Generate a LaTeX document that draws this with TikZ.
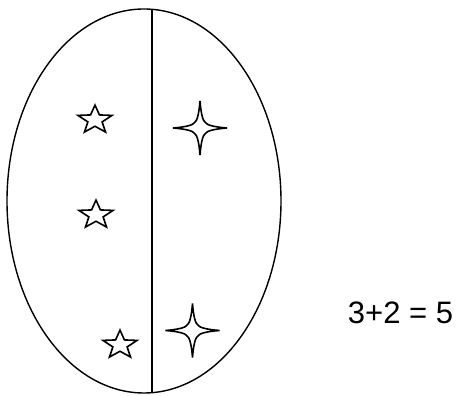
\documentclass[tikz,border=0pt]{standalone}
\usepackage{fontspec}
\setmainfont{Liberation Sans}
\begin{document}
\begin{tikzpicture}[x=1pt,y=1pt,
  outline/.style={line width=1.4pt,black},
  starline/.style={line width=1.6pt,black,line join=miter},
  smallstar/.pic={
    \draw[starline,xscale=17.9,yscale=14.9] (90:1) -- (126:0.42) -- (162:1) -- (198:0.42) -- (234:1)
      -- (270:0.42) -- (306:1) -- (342:0.42) -- (18:1) -- (54:0.42) -- cycle;
  },
  sparkle/.pic={
    \draw[starline] (0,27) .. controls (1,14) and (3,6.5) .. (5.5,5.5)
      .. controls (6.5,3) and (14,1) .. (27,0)
      .. controls (14,-1) and (6.5,-3) .. (5.5,-5.5)
      .. controls (3,-6.5) and (1,-14) .. (0,-27)
      .. controls (-1,-14) and (-3,-6.5) .. (-5.5,-5.5)
      .. controls (-6.5,-3) and (-14,-1) .. (-27,0)
      .. controls (-14,1) and (-6.5,3) .. (-5.5,5.5)
      .. controls (-3,6.5) and (-1,14) .. cycle;
  }]
\useasboundingbox (0,0) rectangle (459,396);
% oval
\draw[outline] (144,195) ellipse [x radius=137, y radius=192];
\coordinate (top) at (152,386.7);
\coordinate (bot) at (152,3.3);
\draw[outline] (top) -- (bot);
% stars on the left
\pic at (95,276) {smallstar};
\pic at (96,181) {smallstar};
\pic at (120,51) {smallstar};
% four-point stars on the right
\pic at (200,268) {sparkle};
\pic at (192.5,65.5) {sparkle};
% equation
\node[anchor=base,inner sep=0pt,font=\fontsize{31}{31}\selectfont] (eq) at (400.5,72) {3+2 = 5};
\end{tikzpicture}
\end{document}
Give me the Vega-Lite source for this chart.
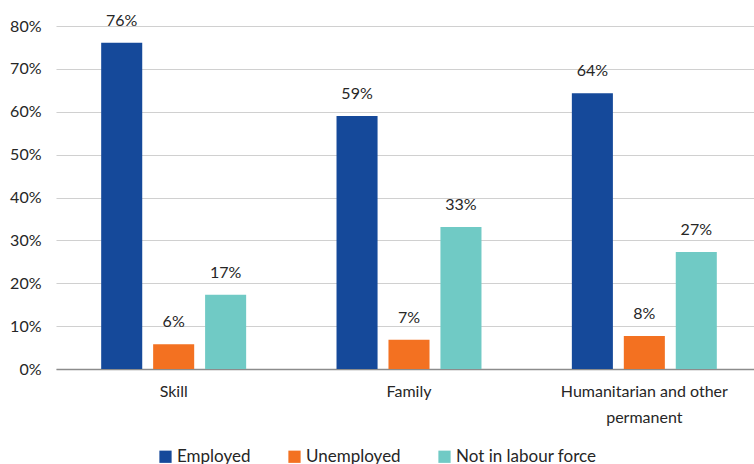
{
  "$schema": "https://vega.github.io/schema/vega-lite/v6.json",
  "autosize": "none",
  "width": 706,
  "height": 343,
  "padding": {"left": 56, "top": 26, "right": 0, "bottom": 95},
  "background": "white",
  "data": {
    "values": [
      {"visa": "Skill", "status": "Employed", "value": 0.761},
      {"visa": "Skill", "status": "Unemployed", "value": 0.058},
      {"visa": "Skill", "status": "Not in labour force", "value": 0.173},
      {"visa": "Family", "status": "Employed", "value": 0.59},
      {"visa": "Family", "status": "Unemployed", "value": 0.068},
      {"visa": "Family", "status": "Not in labour force", "value": 0.331},
      {"visa": "Humanitarian and other permanent", "status": "Employed", "value": 0.643},
      {"visa": "Humanitarian and other permanent", "status": "Unemployed", "value": 0.077},
      {"visa": "Humanitarian and other permanent", "status": "Not in labour force", "value": 0.273}
    ]
  },
  "config": {
    "font": "Lato",
    "view": {"stroke": null},
    "axis": {"labelFont": "Lato", "labelColor": "#262626", "labelFontSize": 16}
  },
  "encoding": {
    "x": {
      "field": "visa", "type": "nominal", "sort": null, "title": null,
      "scale": {"paddingInner": 0.384, "paddingOuter": 0.192},
      "axis": {
        "labelAngle": 0, "ticks": false, "domainColor": "#8c8c8c", "domainWidth": 1.5,
        "labelPadding": 14, "labelLineHeight": 26,
        "labelExpr": "datum.value == 'Humanitarian and other permanent' ? ['Humanitarian and other', 'permanent'] : datum.value"
      }
    },
    "xOffset": {
      "field": "status", "type": "nominal",
      "sort": ["Employed", "Unemployed", "Not in labour force"],
      "scale": {"paddingInner": 0.21, "paddingOuter": 0}
    },
    "y": {
      "field": "value", "type": "quantitative", "title": null,
      "scale": {"domain": [0, 0.8]},
      "axis": {
        "format": ".0%", "values": [0, 0.1, 0.2, 0.3, 0.4, 0.5, 0.6, 0.7, 0.8],
        "labelOverlap": false,
        "domain": false, "ticks": false, "labelPadding": 15,
        "gridColor": "#d0d0d0", "gridWidth": 1.2
      }
    }
  },
  "layer": [
    {
      "mark": {"type": "bar"},
      "encoding": {
        "color": {
          "field": "status", "type": "nominal",
          "sort": ["Employed", "Unemployed", "Not in labour force"],
          "scale": {"domain": ["Employed", "Unemployed", "Not in labour force"], "range": ["#15499A", "#F37121", "#70CAC5"]},
          "legend": {
            "title": null, "orient": "none", "direction": "horizontal",
            "legendX": 101, "legendY": 422,
            "symbolType": "square", "symbolSize": 150, "symbolStrokeWidth": 0,
            "labelFontSize": 17, "labelColor": "#262626", "labelFont": "Lato",
            "columnPadding": 35, "symbolOffset": 0, "labelOffset": 3
          }
        }
      }
    },
    {
      "mark": {"type": "text", "baseline": "bottom", "dy": -14, "fontSize": 16, "color": "#262626"},
      "encoding": {
        "text": {"field": "value", "type": "quantitative", "format": ".0%"}
      }
    }
  ]
}
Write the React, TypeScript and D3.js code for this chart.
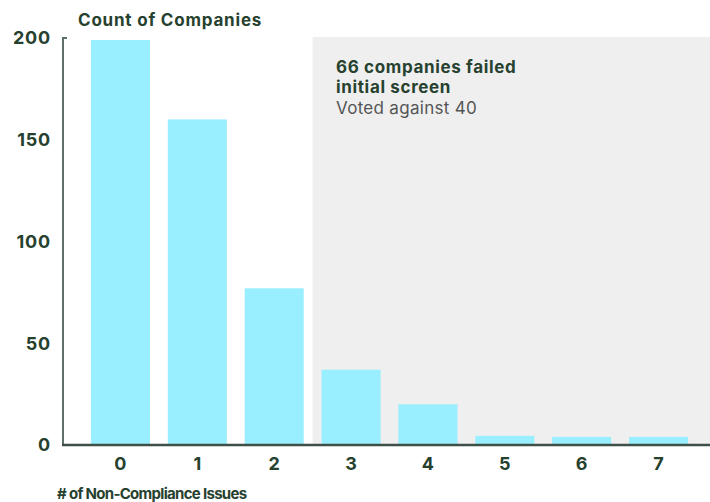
import React from "react";
import * as d3 from "d3";

const categories = ["0", "1", "2", "3", "4", "5", "6", "7"];
const counts = [199, 160, 77, 37, 20, 4.5, 4, 4];
const yTicks = [0, 50, 100, 150, 200];
const title = "Count of Companies";
const xTitle = "# of Non-Compliance Issues";
const noteBold = ["66 companies failed", "initial screen"];
const noteText = "Voted against 40";
const failedFrom = "3";

const W = 710;
const H = 502;
const FONT = "Inter, 'Noto Sans', sans-serif";
const DARK = "#27412f";
const BAR = "#99eeff";
const AXIS = "#3e4f47";

export default function App() {
  const x = d3.scaleBand<string>().domain(categories).range([82, 697]).paddingInner(0.232).paddingOuter(0.116);
  const y = d3.scaleLinear().domain([0, 200]).range([445, 38]);
  const step = x.step();
  const shadeX = (x(failedFrom) as number) - (step - x.bandwidth()) / 2;
  return (
    <svg width={W} height={H} style={{ position: "absolute", left: 0, top: 0 }}>
      <rect x={0} y={0} width={W} height={H} fill="#ffffff" />
      <rect x={shadeX} y={37} width={W - shadeX} height={y(0) - 37} fill="#efefef" />
      {categories.map((c, i) => (
        <rect key={c} x={x(c)} y={y(counts[i])} width={x.bandwidth()} height={y(0) - y(counts[i])} fill={BAR} />
      ))}
      <line x1={63} x2={63} y1={37} y2={446} stroke="#5f7068" strokeWidth={2} />
      <line x1={62} x2={67} y1={38} y2={38} stroke="#5f7068" strokeWidth={2} />
      <line x1={62} x2={W} y1={445} y2={445} stroke={AXIS} strokeWidth={2.5} />
      {yTicks.map((t) => (
        <text key={t} x={51} y={y(t)} dy="0.36em" textAnchor="end" fontFamily={FONT} fontWeight={700} fontSize={18} fill={DARK} letterSpacing={0.8}>
          {t}
        </text>
      ))}
      {categories.map((c) => (
        <text key={c} x={(x(c) as number) + x.bandwidth() / 2} y={470} textAnchor="middle" fontFamily={FONT} fontWeight={700} fontSize={18} fill={DARK}>
          {c}
        </text>
      ))}
      <text x={78} y={26} fontFamily={FONT} fontWeight={700} fontSize={17} fill={DARK} letterSpacing={0.8}>
        {title}
      </text>
      <text x={57} y={499} fontFamily={FONT} fontWeight={700} fontSize={15} fill={DARK} letterSpacing={-0.7}>
        {xTitle}
      </text>
      {noteBold.map((s, i) => (
        <text key={s} x={336} y={73 + i * 20} fontFamily={FONT} fontWeight={700} fontSize={17} fill={DARK} letterSpacing={0.65}>
          {s}
        </text>
      ))}
      <text x={336} y={114} fontFamily={FONT} fontWeight={400} fontSize={17} fill="#555555" letterSpacing={0.3}>
        {noteText}
      </text>
    </svg>
  );
}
# # # # # # #
From the line that has "Write the React, TypeScript" through the line that has "import * as", reproduce each line exactly as it stands and nothing else; do not include any pictures.

- ANSWER TO THIS TASK
Write the React, TypeScript and D3.js code for this chart.
import React from "react";
import * as d3 from "d3";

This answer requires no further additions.